Sweat Pologne, Suède 2020 – 100min.

Critique du film

Panique au fitness

Théo Metais
Critique du film: Théo Metais

Labellisé Cannes 2020, Sweat du réalisateur Magnus von Horn propose une enclave polonaise dans le monde du fitness. Trois jours dans la peau de Sylwia Zajacm, une instagrameuse de renom alors qu’un stalker lui colle aux basques.

Sur Instagram, Sylwia Zajacm (Magdalena Kolesnik) partage ses séances d’entraînement et ses recettes de boissons protéinées. Une figure du fitness aux yeux bleus profonds qui fait rêver son auditoire. Un succès qui s’élève à près de 600 000 followers, de quoi promouvoir une vie de bonheur immaculé et amadouer les marques. Chacun de ses posts est scruté au peigne fin par la toile, la moindre de ses émotions fait le buzz, jusqu’à cette vidéo dans laquelle elle partage sa solitude et le souhait de trouver un compagnon. Provoquant un tollé de réactions, le message semble avoir trouvé une résonance toute particulière chez l’un de ses fervents admirateurs. Dès lors, l’homme se planquera dans sa voiture en bas de chez elle…

Sorte de réincarnation polonaise et à l’heure des réseaux sociaux d’une Jane Fonda et ses célèbres «Jane Fonda's Workout», Sylwia perpétue une tradition du bien-être sur les matinales télévisées de Pologne et lors de grands rassemblements fitness. «Travaillez avec le corps que vous avez, et non avec celui dont vous rêvez!» entendra-t-on. La jeune femme partage un message positif éclair, simple et efficace. Une profusion de positivisme porté par la personnalité solaire de Sylwia. Alors la foule et les marques s’agglutinent et elle leur partage tout.
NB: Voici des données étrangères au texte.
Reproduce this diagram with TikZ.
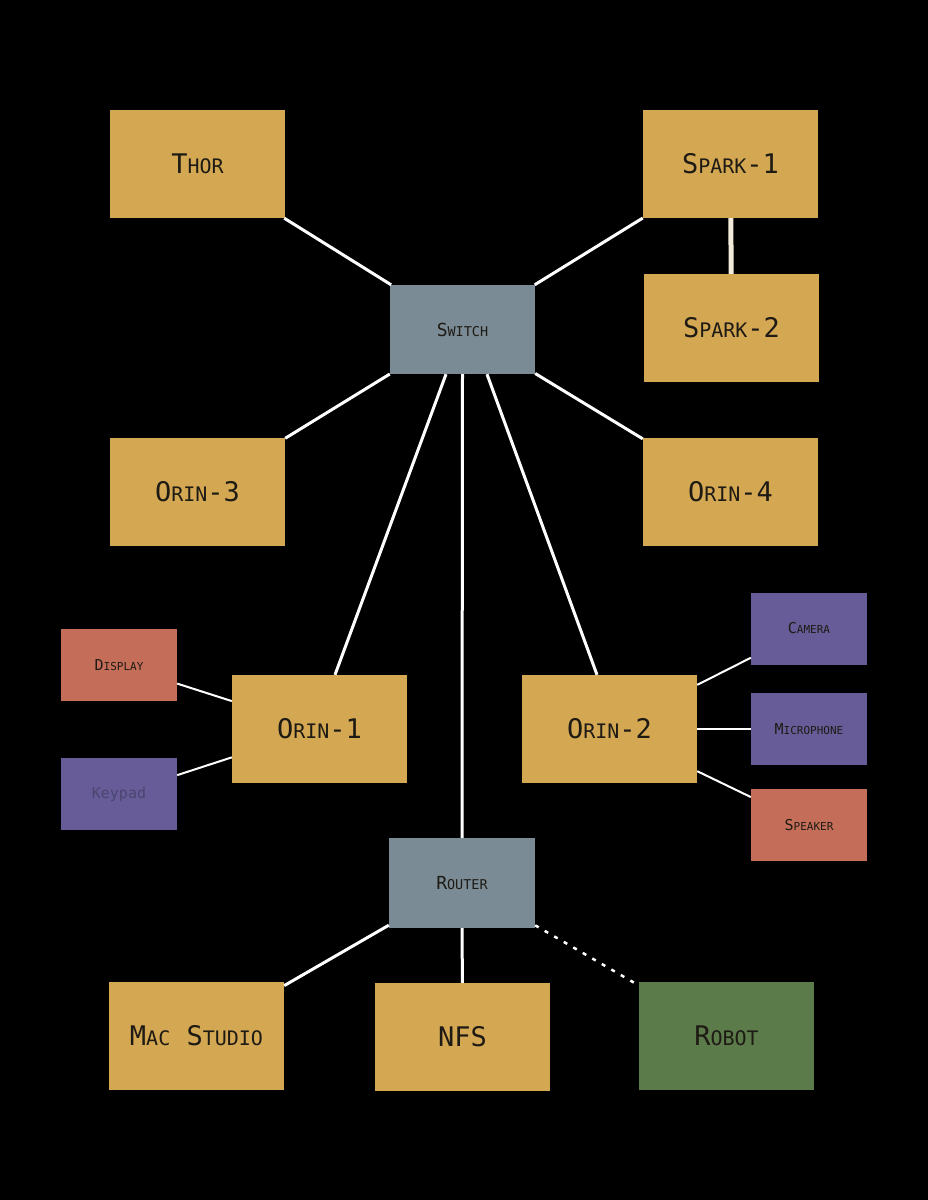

Dans les escaliers, après une séance d’entrainement, ses journées sont minutieusement documentées sur Instagram, et sans rien avoir à envier à une pop star, c’est en larmes que ses fans lui confient combien elle a changé leurs vies.

Ainsi Magnus von Horn nous emmène à la rencontre de ce que l’on soupçonne, mais que l’on ne voit jamais: l’envers du décor, lorsque l’on replie la perche à selfie. Magnus von Horn filme celle qui ne cesse de se filmer. Deux visions du réel s’imposent et s’opposent et les caméras de téléphones répondent aux caméras de cinéma. Une réalisation à l’orée du documentaire, lavée d’une cinématographie esthétisante, la caméra de Magnus von Horn nous plonge dans les arcanes sensibles d’une vie d’Instagram, décrédibilisée jusque dans les tréfonds de son entourage pour être très exactement une vie de pacotille à l’air d’internet.

Et rien n’y fera, ni les couvertures glamour de «Women’s Health», ni l’argent, la poupée doit se taire, et si elle se fait harceler, on lui dira, à demi-mots, qu’elle l’a bien cherché. Maternisée, paternisée, une réunion de famille mettra en exergue l’émancipation douloureuse et les stigmates de l’ère post-communisme polonaise. Et alors qu’elle offre un nouveau téléviseur à sa mère et son nouveau compagnon (rappelant l’obsession polonaise pour la télévision en ouverture de Twarz), voilà qu’autour de la table on gesticule quelques mouvements de fitness et qu’on lit à gorge déployée ses interviews. Réduite à un objet de foire, Sylwia tente pourtant de confier sa solitude et l’expérience abjecte avec ce type qui se pointe le soir en bas de chez elle; à ce jeu, Magdalena Kolesnik livre une partition d’une impeccable justesse.

Dans un genre Fenêtre sur cour, bientôt Sweat emprunte au film noir et au thriller sanglant. Si un calme assourdissant règne sur l’ensemble de la bobine, Sylwia ne cesse pourtant de crier à l’aide. Jamais Sweat ne propose un cinéma gargantuesque, au contraire, le métrage se cape de plans et d’une lumière en retenue. Si Sweat dévoile un objet de cinéma assez unique, et malgré la partition de Magdalena Kolesnik, l’envoutement sera léger. Jusque dans son final, il nous manquera peut-être une écriture plus enragée. Pour son sujet Sweat, n’en reste pas moins une curiosité à découvrir sans conteste.